Last weekend our friends and their new born baby came to visit us. Little Bear loves babies and was keen to be the first one to get a hold. The visit must have triggered something as Little Bear started talking about T, a baby who was in foster care with him and whom he really misses.

A day or so later, Grizzly and Little Bear were playing upstairs and came across his memory box under our bed. As memory boxes go, I think it might be a bit rubbish. There isn’t much in it, mainly clothes and some items of unexplained significance. However, there was a photo of Little Bear with his birth siblings. He was very interested in it, particularly the aspect of seeing himself as a baby.

The next morning, at 7am when he woke and came into out room, Little Bear went straight to his memory box to look for the photo again. He wanted to show me and talk about his “friends”. I explained they were his “tummy brothers” because they had come out of Sian’s tummy too. I then had to right the confusion I had caused by explaining that they hadn’t all been in there at the same time. I was able to tell him their names which Little Bear was very interested in and he tried to learn them. I told him that they were in foster care like he used to be.

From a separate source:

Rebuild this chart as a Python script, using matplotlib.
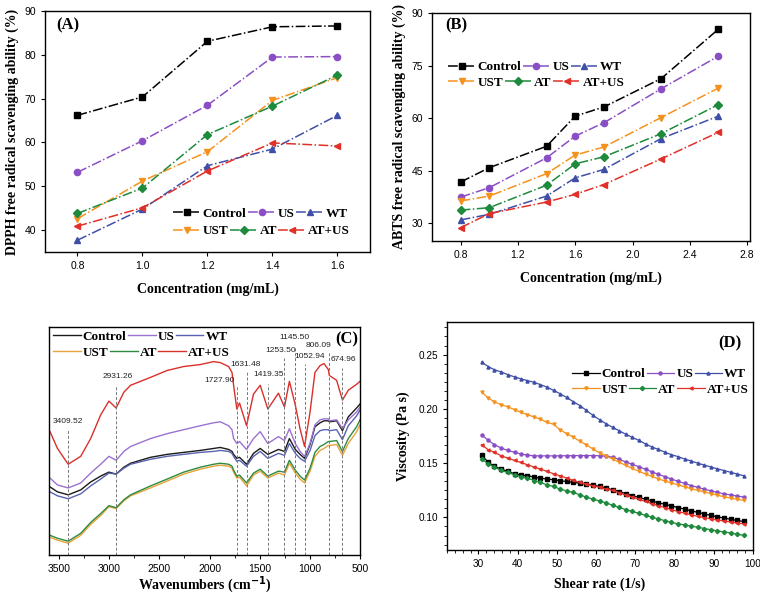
import matplotlib
matplotlib.use('Agg')
import matplotlib.pyplot as plt
from matplotlib.ticker import MultipleLocator, AutoMinorLocator, NullLocator, FormatStrFormatter

SERIF = 'Liberation Serif'
plt.rcParams['font.family'] = ['Liberation Sans', 'DejaVu Sans']

# ---------------- data ----------------
names = ['Control', 'US', 'WT', 'UST', 'AT', 'AT+US']

# (A) DPPH
conc_a = [0.8, 1.0, 1.2, 1.4, 1.6]
dpph_control = [66.2, 70.4, 83.1, 86.4, 86.6]
dpph_us = [53.2, 60.4, 68.5, 79.5, 79.6]
dpph_wt = [37.7, 44.8, 54.7, 58.5, 66.2]
dpph_ust = [42.6, 51.2, 57.9, 69.6, 74.8]
dpph_at = [43.8, 49.6, 61.8, 68.3, 75.4]
dpph_atus = [40.9, 45.1, 53.5, 59.9, 59.2]

# (B) ABTS
conc_b = [0.8, 1.0, 1.4, 1.6, 1.8, 2.2, 2.6]
abts_control = [41.8, 45.9, 52.0, 60.6, 63.2, 71.3, 85.4]
abts_us = [37.5, 40.2, 48.7, 54.9, 58.7, 68.4, 77.7]
abts_wt = [31.0, 32.6, 37.8, 43.0, 45.4, 54.2, 60.6]
abts_ust = [36.4, 37.8, 44.2, 49.5, 51.8, 60.2, 68.6]
abts_at = [33.8, 34.5, 40.9, 47.0, 49.0, 55.6, 63.9]
abts_atus = [28.8, 32.8, 36.1, 38.3, 41.1, 48.4, 56.0]

# (C) FTIR (arbitrary transmittance units)
wavenumber = [3590, 3516, 3409, 3284, 3185, 3085, 3003, 2931, 2854, 2787, 2589, 2422, 2258, 2092,
              1959, 1893, 1810, 1776, 1760, 1728, 1701, 1631, 1562, 1495, 1419, 1313, 1253, 1204,
              1145, 1098, 1053, 998, 949, 898, 859, 816, 806, 733, 675, 617, 534, 500]
ftir_atus = [125, 108, 92, 100, 118, 142, 156, 149, 165, 172, 180, 187, 191, 193, 196, 195, 191, 185,
             172, 148, 154, 131, 163, 172, 148, 164, 150, 176, 152, 128, 110, 145, 185, 192, 194, 188,
             182, 177, 157, 167, 173, 176]
ftir_us = [78, 71, 68, 73, 83, 92, 100, 96, 105, 110, 118, 123, 127, 131, 134, 135, 131, 127, 118, 113,
           115, 107, 118, 125, 113, 120, 116, 128, 113, 105, 100, 113, 132, 137, 138, 138, 136, 137,
           128, 137, 145, 150]
ftir_control = [69, 64, 61, 66, 74, 80, 84, 82, 89, 93, 99, 102, 104, 106, 108, 109, 107, 105, 102, 98,
                99, 92, 103, 108, 102, 107, 105, 118, 107, 102, 98, 112, 130, 134, 136, 136, 135, 136,
                126, 140, 149, 153]
ftir_wt = [64, 60, 57, 62, 70, 77, 83, 82, 88, 92, 97, 100, 102, 104, 105, 106, 105, 103, 100, 95, 96,
           90, 100, 105, 98, 103, 101, 113, 103, 98, 95, 106, 121, 126, 127, 127, 126, 127, 117, 131,
           141, 147]
ftir_at = [20, 17, 14, 22, 33, 42, 50, 48, 56, 61, 70, 77, 84, 89, 92, 93, 92, 90, 86, 80, 81, 73, 83,
           87, 80, 85, 84, 96, 86, 80, 76, 88, 104, 110, 112, 115, 115, 116, 105, 118, 130, 137]
ftir_ust = [18, 15, 12, 20, 31, 40, 49, 47, 55, 60, 68, 75, 82, 87, 90, 91, 90, 88, 84, 78, 79, 70, 81,
            85, 78, 83, 81, 93, 83, 77, 73, 85, 100, 106, 108, 111, 111, 112, 101, 113, 125, 132]
peak_labels = ['3409.52', '2931.26', '1727.90', '1631.48', '1419.35', '1253.50', '1145.50',
               '1052.94', '806.09', '674.96']

# (D) viscosity
shear = [30.8, 32.5, 34.1, 35.8, 37.5, 39.2, 40.8, 42.5, 44.2, 45.8, 47.5, 49.2, 50.8, 52.5, 54.2,
         55.9, 57.5, 59.2, 60.9, 62.5, 64.2, 65.9, 67.5, 69.2, 70.9, 72.6, 74.2, 75.9, 77.6, 79.2,
         80.9, 82.6, 84.2, 85.9, 87.6, 89.3, 90.9, 92.6, 94.3, 95.9, 97.6]
visc_wt = [0.243, 0.239, 0.236, 0.234, 0.2315, 0.2295, 0.2277, 0.226, 0.2245, 0.2223, 0.220, 0.217,
           0.214, 0.2105, 0.2066, 0.203, 0.1986, 0.194, 0.190, 0.1864, 0.183, 0.1798, 0.1768, 0.1738,
           0.171, 0.1677, 0.165, 0.1626, 0.160, 0.1578, 0.156, 0.1538, 0.152, 0.150, 0.1482, 0.1464,
           0.1448, 0.1432, 0.1416, 0.140, 0.1385]
visc_ust = [0.2156, 0.210, 0.2064, 0.2039, 0.2018, 0.1993, 0.1968, 0.1947, 0.1925, 0.1905, 0.1875,
            0.1858, 0.1808, 0.1771, 0.174, 0.170, 0.167, 0.163, 0.1595, 0.1568, 0.1537, 0.1508, 0.148,
            0.1452, 0.1425, 0.140, 0.1378, 0.1355, 0.1335, 0.1317, 0.130, 0.1282, 0.1265, 0.125,
            0.1235, 0.122, 0.1205, 0.119, 0.1178, 0.1167, 0.1157]
visc_us = [0.1762, 0.171, 0.167, 0.1639, 0.1617, 0.160, 0.1585, 0.1573, 0.1568, 0.1567, 0.1567,
           0.1567, 0.1568, 0.1568, 0.1569, 0.157, 0.157, 0.157, 0.1568, 0.1565, 0.1555, 0.1535,
           0.1512, 0.149, 0.1467, 0.1443, 0.142, 0.1397, 0.1375, 0.1353, 0.1333, 0.1313, 0.1294,
           0.1277, 0.126, 0.1245, 0.1231, 0.1218, 0.1207, 0.1197, 0.1188]
visc_atus = [0.167, 0.1624, 0.160, 0.1568, 0.1547, 0.1525, 0.1507, 0.1485, 0.1464, 0.1446, 0.1424,
             0.1402, 0.1384, 0.1363, 0.1341, 0.1322, 0.1307, 0.1292, 0.1278, 0.1263, 0.125, 0.1228,
             0.1207, 0.1188, 0.1168, 0.1147, 0.1128, 0.1108, 0.109, 0.1072, 0.1054, 0.1039, 0.1025,
             0.1011, 0.0998, 0.0987, 0.0977, 0.0967, 0.0958, 0.0949, 0.0941]
visc_control = [0.1577, 0.1507, 0.147, 0.1446, 0.1424, 0.1402, 0.139, 0.1384, 0.1372, 0.1362, 0.1353,
                0.1347, 0.1338, 0.1331, 0.1322, 0.1316, 0.1307, 0.1298, 0.1285, 0.127, 0.1255, 0.1238,
                0.122, 0.120, 0.1185, 0.1167, 0.115, 0.1135, 0.1121, 0.1106, 0.1091, 0.1076, 0.1061,
                0.1047, 0.1032, 0.1018, 0.1006, 0.0994, 0.0983, 0.0972, 0.0963]
visc_at = [0.1538, 0.1494, 0.1464, 0.1433, 0.1414, 0.1393, 0.1377, 0.1362, 0.134, 0.1322, 0.130,
           0.1285, 0.1261, 0.1245, 0.123, 0.1208, 0.1187, 0.1169, 0.1152, 0.1135, 0.1112, 0.1092,
           0.1073, 0.1055, 0.1038, 0.1018, 0.1002, 0.0986, 0.097, 0.0955, 0.0941, 0.093, 0.092,
           0.091, 0.0898, 0.0886, 0.0876, 0.0867, 0.0857, 0.0846, 0.0835]

# ---------------- styles ----------------
colors_ab = ['#000000', '#8A4FC4', '#3F4FA8', '#F5921E', '#1E8A3C', '#E03027']
colors_c = ['#1a1a1a', '#9B72D0', '#5A63B0', '#E8A33A', '#2E8B3F', '#D9302C']
markers = ['s', 'o', '^', 'v', 'D', '<']

leg_font = {'family': SERIF, 'weight': 'bold', 'size': 9.5}
lab_font = dict(fontfamily=SERIF, fontweight='bold', fontsize=10)

fig = plt.figure(figsize=(7.6, 5.99), dpi=100)


def style_axes(ax, labelsize=7.5):
    ax.tick_params(direction='out', labelsize=labelsize, length=3, width=0.8)
    for s in ax.spines.values():
        s.set_linewidth(1.0)


def legend_rows(ax, handles, x, y1, y2):
    """Two independent legend rows (Origin style): Control/US/WT then UST/AT/AT+US."""
    legs = []
    for hs, y in ((handles[:3], y1), (handles[3:], y2)):
        lg = ax.legend(handles=hs, ncol=3, loc='center left', bbox_to_anchor=(x, y),
                       frameon=False, prop=leg_font, handlelength=2.1, columnspacing=0.1,
                       handletextpad=0.15, borderpad=0, borderaxespad=0)
        legs.append(lg)
    ax.add_artist(legs[0])


# ---------- (A) ----------
axA = fig.add_axes([0.0592, 0.5793, 0.4276, 0.4023])
dpph = [dpph_control, dpph_us, dpph_wt, dpph_ust, dpph_at, dpph_atus]
hA = []
for i, ys in enumerate(dpph):
    l, = axA.plot(conc_a, ys, linestyle='-.', marker=markers[i], color=colors_ab[i], lw=1.1,
                  markersize=4.5, label=names[i])
    hA.append(l)
axA.set_xlim(0.7, 1.7)
axA.set_ylim(35, 90)
axA.xaxis.set_major_locator(MultipleLocator(0.2))
axA.yaxis.set_major_locator(MultipleLocator(10))
axA.xaxis.set_major_formatter(FormatStrFormatter('%.1f'))
style_axes(axA)
axA.set_xlabel('Concentration (mg/mL)', labelpad=8, **lab_font)
axA.set_ylabel('DPPH free radical scavenging ability (%)', labelpad=4, **lab_font)
axA.text(0.034, 0.94, '(A)', transform=axA.transAxes, ha='left', va='center',
         fontfamily=SERIF, fontweight='bold', fontsize=12)
legend_rows(axA, hA, 0.394, 0.158, 0.087)

# ---------- (B) ----------
axB = fig.add_axes([0.5684, 0.5977, 0.4184, 0.3806])
abts = [abts_control, abts_us, abts_wt, abts_ust, abts_at, abts_atus]
hB = []
for i, ys in enumerate(abts):
    l, = axB.plot(conc_b, ys, linestyle='-.', marker=markers[i], color=colors_ab[i], lw=1.1,
                  markersize=4.5, label=names[i])
    hB.append(l)
axB.set_xlim(0.6, 2.82)
axB.set_ylim(25, 90)
axB.xaxis.set_major_locator(MultipleLocator(0.4))
axB.yaxis.set_major_locator(MultipleLocator(15))
axB.xaxis.set_major_formatter(FormatStrFormatter('%.1f'))
style_axes(axB)
axB.set_xlabel('Concentration (mg/mL)', labelpad=8, **lab_font)
axB.set_ylabel('ABTS free radical scavenging ability (%)', labelpad=4, **lab_font)
axB.text(0.041, 0.947, '(B)', transform=axB.transAxes, ha='left', va='center',
         fontfamily=SERIF, fontweight='bold', fontsize=12)
legend_rows(axB, hB, 0.05, 0.763, 0.693)

# ---------- (C) ----------
axC = fig.add_axes([0.0645, 0.0734, 0.4092, 0.3806])
ftir = [ftir_control, ftir_us, ftir_wt, ftir_ust, ftir_at, ftir_atus]
hC = []
for i, ys in enumerate(ftir):
    l, = axC.plot(wavenumber, ys, color=colors_c[i], lw=1.0, label=names[i])
    hC.append(l)
axC.set_xlim(3600, 500)
axC.set_ylim(0, 231)
axC.xaxis.set_major_locator(MultipleLocator(500))
axC.xaxis.set_minor_locator(MultipleLocator(250))
axC.yaxis.set_major_locator(NullLocator())
style_axes(axC)
axC.tick_params(axis='x', which='minor', direction='out', length=2)
axC.set_xlabel('Wavenumbers (cm$^{\\mathbf{-1}}$)', labelpad=0, **lab_font)
# peak marker lines and labels
peak_pos = [3409.52, 2931.26, 1727.90, 1631.48, 1419.35, 1253.50, 1145.50, 1052.94, 806.09, 674.96]
line_top = [128, 172, 172, 185, 173, 200, 212, 194, 207, 190]
text_x = [3409, 2920, 1745, 1640, 1410, 1296, 1155, 998, 910, 665]
text_y = [132, 177, 173, 190, 179, 204, 217, 198, 209, 195]
text_ha = ['center', 'center', 'right', 'center', 'center', 'center', 'center', 'center',
           'center', 'center']
for p, top, tx, ty, ha, lab in zip(peak_pos, line_top, text_x, text_y, text_ha, peak_labels):
    axC.plot([p, p], [0, top], color='#777777', lw=0.7, linestyle=(0, (3, 2)))
    axC.text(tx, ty, lab, ha=ha, va='bottom', fontsize=6, color='#222222')
axC.text(0.994, 0.944, '(C)', transform=axC.transAxes, ha='right', va='center',
         fontfamily=SERIF, fontweight='bold', fontsize=12)
legend_rows(axC, hC, 0.013, 0.957, 0.887)

# ---------- (D) ----------
axD = fig.add_axes([0.5882, 0.0818, 0.4026, 0.3806])
visc = [visc_control, visc_us, visc_wt, visc_ust, visc_at, visc_atus]
hD = []
for i, ys in enumerate(visc):
    l, = axD.plot(shear, ys, linestyle='-', marker=markers[i], color=colors_ab[i], lw=0.9,
                  markersize=2.2, label=names[i])
    hD.append(l)
axD.set_xlim(22, 100)
axD.set_ylim(0.07, 0.28)
axD.xaxis.set_major_locator(MultipleLocator(10))
axD.xaxis.set_minor_locator(MultipleLocator(2))
axD.yaxis.set_major_locator(MultipleLocator(0.05))
axD.yaxis.set_minor_locator(AutoMinorLocator(6))
axD.yaxis.set_major_formatter(FormatStrFormatter('%.2f'))
style_axes(axD, labelsize=7.2)
axD.tick_params(which='minor', direction='out', length=2, width=0.6)
axD.set_xlabel('Shear rate (1/s)', labelpad=6, **lab_font)
axD.set_ylabel('Viscosity (Pa s)', labelpad=6, **lab_font)
axD.text(0.964, 0.908, '(D)', transform=axD.transAxes, ha='right', va='center',
         fontfamily=SERIF, fontweight='bold', fontsize=12)
legend_rows(axD, hD, 0.408, 0.772, 0.702)

fig.savefig('out.png', dpi=100)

Little Bear didn’t want to put the picture back in the box so I let him chose a special place to keep it where he could find it if he wanted to. He has visited it again since.

When we got downstairs I offered his Special Book and this time he was very keen to look at it. We looked at Sian and Joseph (birth father) and I got myself in a bit of a tangle over what I was calling them. I kept saying “tummy mummy and daddy” to make it a bit clearer for Little Bear but Grizzly was in the background reminding me we had agreed on “Sian and Joseph”. The problem with life story work is that it is often thrust upon you when you are least expecting it and as we are only at the beginning I’m not that confident with what I’m saying or how to explain things yet.

As usual Little Bear took everything in his stride. He was most interested in seeing himself and then his foster carers. He was very happy when he found Big Bear, Grizzly and I and we looked at photos of some of the fun things we have got up to together. Little Bear didn’t show any recognition of Sian or Joseph and didn’t ask anything about them.

The whole time we were looking at the book Big Bear was hovering behind Little Bear’s shoulder. He seems very unsettled by all of the life story work, particularly talk of Little Bear’s birth siblings. I think it makes his position as Big Brother feel wobbly. He didn’t say anything afterwards but I can tell he would rather we never had to look at the book again.

I feel relieved that Little Bear’s story is more “out there” now. There never were any secrets but his lack of interest meant we didn’t discuss things much and I am aware that some of his peers are much more conversant with their stories than he is. However, I also feel reassured that our approach of drip-feeding information as and when opportunities arise is the right one for Little Bear and that we should continue to follow his lead.

I’m sure in the future the inevitable “why” questions will crop up and no doubt they will catch us unawares. I hope that we are able to find the right words when they do.